The working class will need its own mass vehicle to politically represent its interests in the turbulent times ahead – and the steps to achieving that should begin now.

Contesting the vacuum

Significantly, not only was the vote of 9.55 million recorded by Blair in 2005 less in absolute terms than the 12.88 million votes Labour won under Corbyn in 2017 (and the 10.27 million in 2019). It was also less as a percentage of the total registered electorate too, 21.6% in 2005 under Blair compared to 27.9% in 2017 (and 21.8% in 2019). These latter calculations take into account population growth (the electorate increased by 2.89 million between 2005 and 2019) as well as rising abstentionism and the erosion of stable party loyalties – which were defining features of the New Labour era.
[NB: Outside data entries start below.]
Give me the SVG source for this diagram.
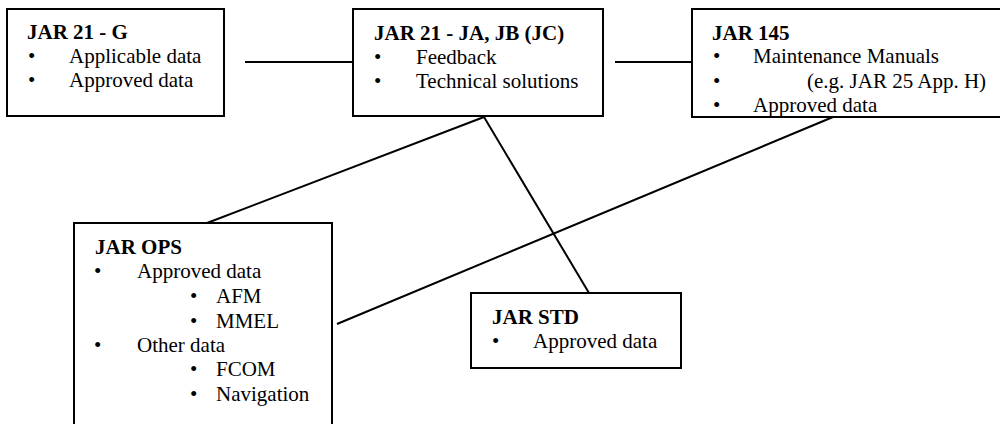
<svg xmlns="http://www.w3.org/2000/svg" width="1000" height="424" viewBox="0 0 1000 424">
<style>
.box{fill:#fff;stroke:#000;stroke-width:2}
.ln{stroke:#000;stroke-width:2;fill:none}
text{font-family:"Liberation Serif","Times New Roman",serif;font-size:21px;fill:#000}
.t{font-weight:bold}
</style>
<rect x="0" y="0" width="1000" height="424" fill="#fff"/>
<g id="connectors">
<line class="ln" x1="245" y1="62" x2="353" y2="62"/>
<line class="ln" x1="615" y1="62" x2="692" y2="62"/>
<line class="ln" x1="484" y1="117" x2="207" y2="223"/>
<line class="ln" x1="484" y1="117" x2="589" y2="293"/>
<line class="ln" x1="833" y1="117" x2="337" y2="324"/>
</g>
<g id="jar21g">
<rect class="box" x="7" y="9" width="217" height="107"/>
<text class="t" x="27" y="39">JAR 21 - G</text>
<text x="28" y="63">•</text><text x="69" y="63">Applicable data</text>
<text x="28" y="87">•</text><text x="69" y="87">Approved data</text>
</g>
<g id="jar21ja">
<rect class="box" x="353" y="9" width="250" height="107"/>
<text class="t" x="374" y="40">JAR 21 - JA, JB (JC)</text>
<text x="374" y="64">•</text><text x="416" y="64">Feedback</text>
<text x="374" y="88">•</text><text x="416" y="88">Technical solutions</text>
</g>
<g id="jar145">
<rect class="box" x="692" y="9" width="320" height="108"/>
<text class="t" x="712" y="40">JAR 145</text>
<text x="713" y="63">•</text><text x="753" y="63">Maintenance Manuals</text>
<text x="713" y="88">•</text><text x="807" y="88">(e.g. JAR 25 App. H)</text>
<text x="713" y="112">•</text><text x="753" y="112">Approved data</text>
</g>
<g id="jarops">
<rect class="box" x="74" y="223" width="258" height="220"/>
<text class="t" x="95" y="254">JAR OPS</text>
<text x="94" y="278">•</text><text x="137" y="278">Approved data</text>
<text x="190" y="303">•</text><text x="216" y="303">AFM</text>
<text x="190" y="328">•</text><text x="216" y="328">MMEL</text>
<text x="94" y="352">•</text><text x="137" y="352">Other data</text>
<text x="190" y="376">•</text><text x="216" y="376">FCOM</text>
<text x="190" y="401">•</text><text x="216" y="401">Navigation</text>
</g>
<g id="jarstd">
<rect class="box" x="471" y="293" width="210" height="75"/>
<text class="t" x="492" y="324">JAR STD</text>
<text x="492" y="348">•</text><text x="533" y="348">Approved data</text>
</g>
</svg>
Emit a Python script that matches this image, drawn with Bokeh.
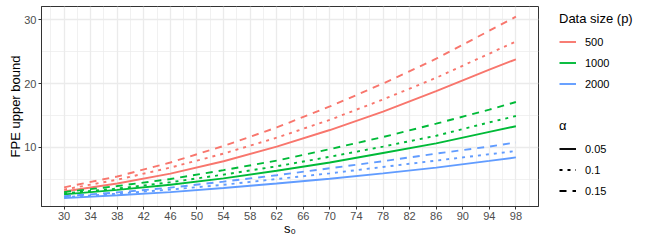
from bokeh.plotting import figure
from bokeh.layouts import row
from bokeh.models import FixedTicker, Legend, LegendItem, Range1d
from bokeh.embed import file_html
from bokeh.resources import INLINE

# ---- data ----
s0 = [30, 38, 46, 54, 62, 70, 78, 86, 94, 98]

data_sizes = ["500", "1000", "2000"]
alphas = ["0.05", "0.1", "0.15"]

p500_a005 = [3.05, 4.3, 5.85, 7.8, 10.1, 12.7, 15.6, 18.8, 22.2, 23.8]
p500_a010 = [3.35, 4.9, 6.8, 9.0, 11.5, 14.3, 17.5, 20.9, 24.7, 26.6]
p500_a015 = [3.7, 5.4, 7.6, 10.2, 13.1, 16.4, 20.0, 23.9, 28.3, 30.5]

p1000_a005 = [2.6, 3.3, 4.1, 5.1, 6.3, 7.6, 9.1, 10.6, 12.4, 13.3]
p1000_a010 = [2.75, 3.5, 4.5, 5.7, 7.0, 8.5, 10.1, 11.8, 13.9, 14.9]
p1000_a015 = [2.95, 3.9, 5.0, 6.4, 7.9, 9.7, 11.6, 13.7, 15.9, 17.1]

p2000_a005 = [2.0, 2.45, 2.95, 3.6, 4.3, 5.05, 5.9, 6.8, 7.85, 8.4]
p2000_a010 = [2.15, 2.7, 3.35, 4.1, 5.0, 5.9, 6.9, 7.9, 8.9, 9.4]
p2000_a015 = [2.3, 2.9, 3.65, 4.6, 5.6, 6.7, 7.8, 9.0, 10.1, 10.75]

x_ticks = list(range(30, 99, 4))
y_ticks = [10, 20, 30]

series = {
    ("500", "0.05"): p500_a005, ("500", "0.1"): p500_a010, ("500", "0.15"): p500_a015,
    ("1000", "0.05"): p1000_a005, ("1000", "0.1"): p1000_a010, ("1000", "0.15"): p1000_a015,
    ("2000", "0.05"): p2000_a005, ("2000", "0.1"): p2000_a010, ("2000", "0.15"): p2000_a015,
}

colors = {"500": "#F8766D", "1000": "#00BA38", "2000": "#619CFF"}
dashes = {"0.05": "solid", "0.1": "3 5", "0.15": "7 6"}
FONT = "Liberation Sans"
LW = 1.9

p = figure(width=540, height=246, output_backend="svg", toolbar_location=None,
           x_range=Range1d(26.6, 101.4), y_range=Range1d(0.69, 32.1),
           min_border_left=41, min_border_right=2, min_border_top=6,
           min_border_bottom=40)
p.background_fill_color = "white"
p.border_fill_color = "white"
p.outline_line_color = "#333333"
p.outline_line_width = 1

for ax, ticks, minor in ((p.xaxis, x_ticks, list(range(28, 101, 4))),
                         (p.yaxis, y_ticks, [5, 15, 25])):
    ax.ticker = FixedTicker(ticks=ticks, minor_ticks=minor)
    ax.axis_line_color = "#333333"
    ax.major_tick_line_color = "#333333"
    ax.major_tick_out = 3
    ax.major_tick_in = 0
    ax.minor_tick_out = 0
    ax.minor_tick_in = 0
    ax.major_label_text_font = FONT
    ax.major_label_text_font_size = "11px"
    ax.major_label_text_color = "#4D4D4D"
    ax.major_label_standoff = 2
    ax.axis_label_text_font = FONT
    ax.axis_label_text_font_size = "13px"
    ax.axis_label_text_font_style = "normal"
    ax.axis_label_text_color = "black"
    ax.axis_label_standoff = -2

p.xaxis.axis_label = "s\u2080"
p.yaxis.axis_label = "FPE upper bound"

for g in (p.xgrid, p.ygrid):
    g.grid_line_color = "#EBEBEB"
    g.grid_line_width = 1.3
    g.minor_grid_line_color = "#EBEBEB"
    g.minor_grid_line_width = 0.7

for (ds, a), vals in series.items():
    p.line(s0, vals, line_color=colors[ds], line_width=LW, line_dash=dashes[a])

# ---- legend panel (separate figure to the right; its lines fall outside its range) ----
lf = figure(width=108, height=246, output_backend="svg", toolbar_location=None,
            x_range=Range1d(0, 1), y_range=Range1d(0, 1),
            x_axis_location=None, y_axis_location=None, min_border=0)
lf.outline_line_color = None
lf.grid.visible = False
lf.background_fill_color = "white"
lf.border_fill_color = "white"

col_items = []
for ds in data_sizes:
    r = lf.line(s0, series[(ds, "0.05")], line_color=colors[ds], line_width=LW)
    col_items.append(LegendItem(label=ds, renderers=[r]))
dash_items = []
for a in alphas:
    r = lf.line(s0, series[("500", a)], line_color="black", line_width=LW,
                line_dash=dashes[a])
    dash_items.append(LegendItem(label=a, renderers=[r]))


def make_legend(items, title, loc):
    lg = Legend(items=items, title=title, location=loc)
    lg.title_text_font = FONT
    lg.title_text_font_size = "13px"
    lg.title_text_font_style = "normal"
    lg.title_text_color = "black"
    lg.title_standoff = 7
    lg.label_text_font = FONT
    lg.label_text_font_size = "11px"
    lg.label_text_color = "black"
    lg.glyph_width = 17
    lg.glyph_height = 17
    lg.label_height = 17
    lg.label_standoff = 9
    lg.spacing = 4
    lg.padding = 0
    lg.margin = 0
    lg.border_line_color = None
    lg.background_fill_alpha = 0
    return lg


lf.add_layout(make_legend(col_items, "Data size (p)", (19, 114)))
lf.add_layout(make_legend(dash_items, "\u03b1", (19, 7)))

layout = row(p, lf, spacing=0)
open("out.html", "w").write(file_html(layout, INLINE))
Effectively disenfranchised by the transformation of what they had seen as ‘their’ party, millions of working-class voters expressed their disenchantment by not voting at all – Labour under Blair lost 3.97 million votes from 1997 to 2005, while turnout fell by 4.1 million. Meanwhile the authoritative British Election Study recorded the proportion of the electorate reporting a strong party identification plunging to just 10% in 2005, from 45% when the survey launched in 1964.

Corbynism partially cut across this trend, with the return of at least an element of class polarisation expressing itself through the electoral arena. The biggest rise in the Tory Party’s vote since 1918 from one general election to the next – other than when facing an incumbent Labour government in 1924, 1931, 1950, and 1979 – was achieved not by Stanley Baldwin, Winston Churchill, Harold MacMillan or Margaret Thatcher but, in 2017, by Theresa May! While Corbyn increased Labour’s vote by the greatest amount ever, in absolute and percentage share terms (3.53 million, 9.6%), since 1945.

But while, with the triumph of Starmer, the vacuum of working-class political representation has returned with a vengeance – we have already seen a new angry alienation from ‘politics’ beginning – the economic, social and political conditions that produced the insurgent aspect of Corbynism have not gone away but only intensified.

What Johnson plans with his ‘for now’ departure from parliament cannot be predicted. But the age of political volatility has also shown how right-wing populism – through the Tory party or outside – can feed on the rage, bitterness and despair which is all that capitalism in decline can offer. A Starmer-led government faithfully implementing attacks on the working and middle classes in the interests of the capitalists will only add fuel to the fire.

That makes it all the more urgent, in what is now a pre-election period, to step up the fight for a union-organised workers’ list of candidates in the general election as the first step to a new mass party of the working class, and the socialist programme it would need to meet the crises ahead.